Нерасшифрованность квантовых скачков. Таинственность беспричинного случая. Двойственность природы света. Довольно было этих трех загадок, чтобы впасть в отчаяние. Да и самые прозрачные образы замутились к той поре. Что сталось, например, с орбитами электронов? Простенькая череда расширяющихся кругов превратилась в запутанное сплетение пронизывающих друг друга эллипсов, и появилось сомнение — а реальны ли эти электронные орбиты вообще? И повсеместно было так — туман не рассеивался, а сгущался. Откуда же бралась надежда на близкое просветление далей? Верно: ничто не могло поколебать доверия Бора к будущему. Но неужели этого Достаточно для оптимистических научных прогнозов?! А ведь он тогда не ошибся: «пора решающего успеха» и вправду была не за горами.

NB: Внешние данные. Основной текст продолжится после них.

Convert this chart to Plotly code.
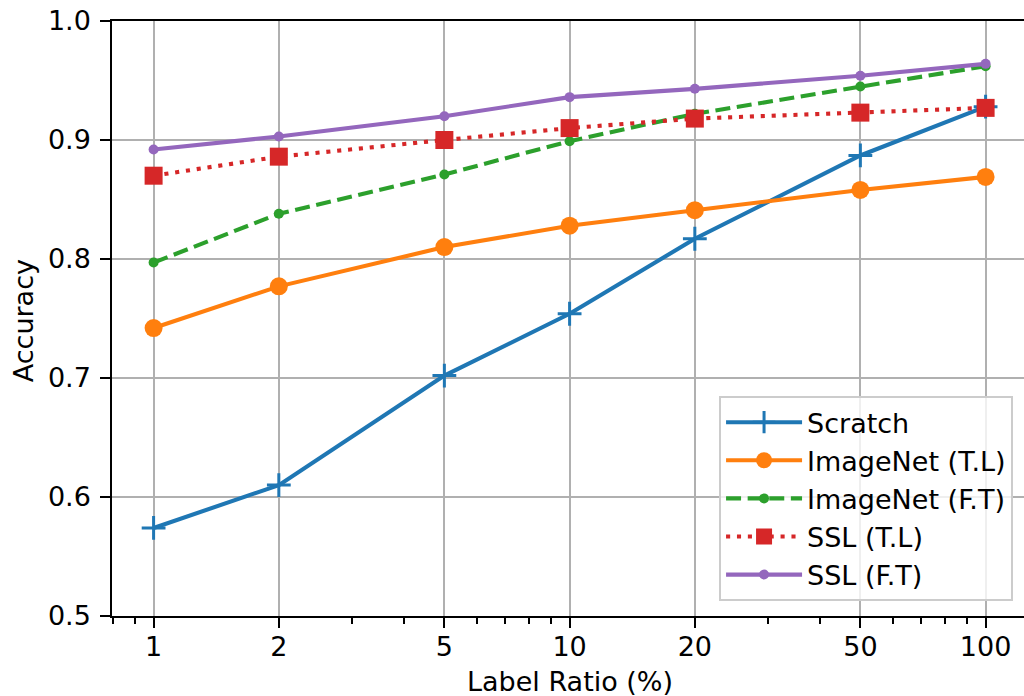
import plotly.graph_objects as go

label_ratio = [1, 2, 5, 10, 20, 50, 100]
scratch = [0.574, 0.610, 0.702, 0.754, 0.817, 0.887, 0.928]
imagenet_tl = [0.742, 0.777, 0.810, 0.828, 0.841, 0.858, 0.869]
imagenet_ft = [0.797, 0.838, 0.871, 0.899, 0.922, 0.945, 0.962]
ssl_tl = [0.870, 0.886, 0.900, 0.910, 0.918, 0.923, 0.927]
ssl_ft = [0.892, 0.903, 0.920, 0.936, 0.943, 0.954, 0.964]
x_ticks = [1, 2, 5, 10, 20, 50, 100]
y_ticks = [0.5, 0.6, 0.7, 0.8, 0.9, 1.0]

FONT = "DejaVu Sans"
FS = 27
LW = 4.1

fig = go.Figure()
fig.add_trace(go.Scatter(
    x=label_ratio, y=scratch, name="Scratch", mode="lines+markers",
    line=dict(color="#1f77b4", width=LW),
    marker=dict(symbol="cross-thin", size=17, color="#1f77b4",
                line=dict(color="#1f77b4", width=3))))
fig.add_trace(go.Scatter(
    x=label_ratio, y=imagenet_tl, name="ImageNet (T.L)", mode="lines+markers",
    line=dict(color="#ff7f0e", width=LW),
    marker=dict(symbol="circle", size=18, color="#ff7f0e")))
fig.add_trace(go.Scatter(
    x=label_ratio, y=imagenet_ft, name="ImageNet (F.T)", mode="lines+markers",
    line=dict(color="#2ca02c", width=LW, dash="15px,6.6px"),
    marker=dict(symbol="circle", size=10, color="#2ca02c")))
fig.add_trace(go.Scatter(
    x=label_ratio, y=ssl_tl, name="SSL (T.L)", mode="lines+markers",
    line=dict(color="#d62728", width=LW, dash="4.1px,6.8px"),
    marker=dict(symbol="square", size=18, color="#d62728")))
fig.add_trace(go.Scatter(
    x=label_ratio, y=ssl_ft, name="SSL (F.T)", mode="lines+markers",
    line=dict(color="#9467bd", width=LW),
    marker=dict(symbol="circle", size=10, color="#9467bd")))

fig.update_layout(
    width=1024, height=696,
    margin=dict(l=112, r=0, t=21, b=80, autoexpand=False),
    paper_bgcolor="white", plot_bgcolor="white",
    font=dict(family=FONT, size=FS, color="black"),
    showlegend=True,
    legend=dict(
        x=0.988, y=0.025, xanchor="right", yanchor="bottom",
        bgcolor="rgba(255,255,255,0.8)", bordercolor="#cccccc", borderwidth=2,
        font=dict(family=FONT, size=FS, color="black"),
        itemwidth=76, tracegroupgap=0,
    ),
    annotations=[
        dict(text="Label Ratio (%)", xref="paper", yref="paper",
             x=0.502, y=-0.110, xanchor="center", yanchor="middle",
             showarrow=False, font=dict(family=FONT, size=FS, color="black")),
        dict(text="Accuracy", xref="paper", yref="paper",
             x=-0.0976, y=0.497, xanchor="center", yanchor="middle",
             textangle=-90, showarrow=False,
             font=dict(family=FONT, size=FS, color="black")),
    ],
)
fig.update_xaxes(
    type="log", range=[-0.1, 2.0923], automargin=False,
    tickmode="array", tickvals=x_ticks, ticktext=[str(v) for v in x_ticks],
    ticks="outside", ticklen=9.6, tickwidth=2.2, tickcolor="black",
    ticklabelstandoff=-4,
    showline=True, linecolor="black", linewidth=2.2, mirror=True,
    showgrid=True, gridcolor="#b0b0b0", gridwidth=2.2,
    zeroline=False,
    minor=dict(ticks="outside", ticklen=5.5, tickwidth=1.6, tickcolor="black",
               dtick="D1", showgrid=False),
    tickfont=dict(family=FONT, size=FS),
)
fig.update_yaxes(
    range=[0.5, 1.0], automargin=False,
    tickmode="array", tickvals=y_ticks, ticktext=[f"{v:.1f}" for v in y_ticks],
    ticks="outside", ticklen=9.6, tickwidth=2.2, tickcolor="black",
    ticklabelstandoff=4,
    showline=True, linecolor="black", linewidth=2.2, mirror=False,
    showgrid=True, gridcolor="#b0b0b0", gridwidth=2.2,
    zeroline=False,
    tickfont=dict(family=FONT, size=FS),
)

fig.write_html("out.html", config={"displayModeBar": False},
               post_script="document.body.style.margin='0';document.body.style.overflow='hidden';")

Очевидно, он понимал тогдашнее положение дел в физике микромира глубже, чем это можно оценить сегодня, оптимистический прогноз подтверждал правоту Харальда: «Он из тех, кому открыт непосредственный доступ к секретам природы…» А томительная болезнь продолжалась. Житейский оптимизм по силе не уступал историческому, но обоснован слабее. «Ах, право же, завтра все пройдет, потому что должно пройти!» — более солидного довода не находилось. Для несговорчивой медицины и непреклонной Маргарет этого было мало.

23 марта — в «день отказов» — ему бы продиктовать еще и шестое письмо: в Германию, главе геттингенских математиков Давиду Гильберту.

Многое изменилось с довоенной поры. Скептики из Геттингена теперь приглашали Бора прочесть у них целый курс в июне — июле 21-го года. А приходилось отвечать — «не смогу». И все-таки Гильберту он 23 марта отказа не послал: понадеялся при поддержке никогда не унывающего Харальда, что к лету, безусловно, поправится…

(А Харальда, к сожалению, и вправду надо было уже называть не столько беззаботно-веселым, сколько никогда не унывающим. Ему приходилось, в сущности, хуже, чем Нильсу. Все чаще его мучили непонятные боли в области живота. Пока, возможно, ничего серьезного. И все-таки его бессрочным уделом уже становились лекарства плюс надоедливая диета — обезболивающая, но и обездоливающая, а потому похожая на преждевременные репетиции старости. Он еще пытался с неубывающим жизнелюбием отшучиваться от этого удела. А Нильс пытался с бесполезной убедительностью вразумлять его в минуту легкомыслия, однако, в свой черед, не желал придерживаться никакой щадящей диеты в работе.)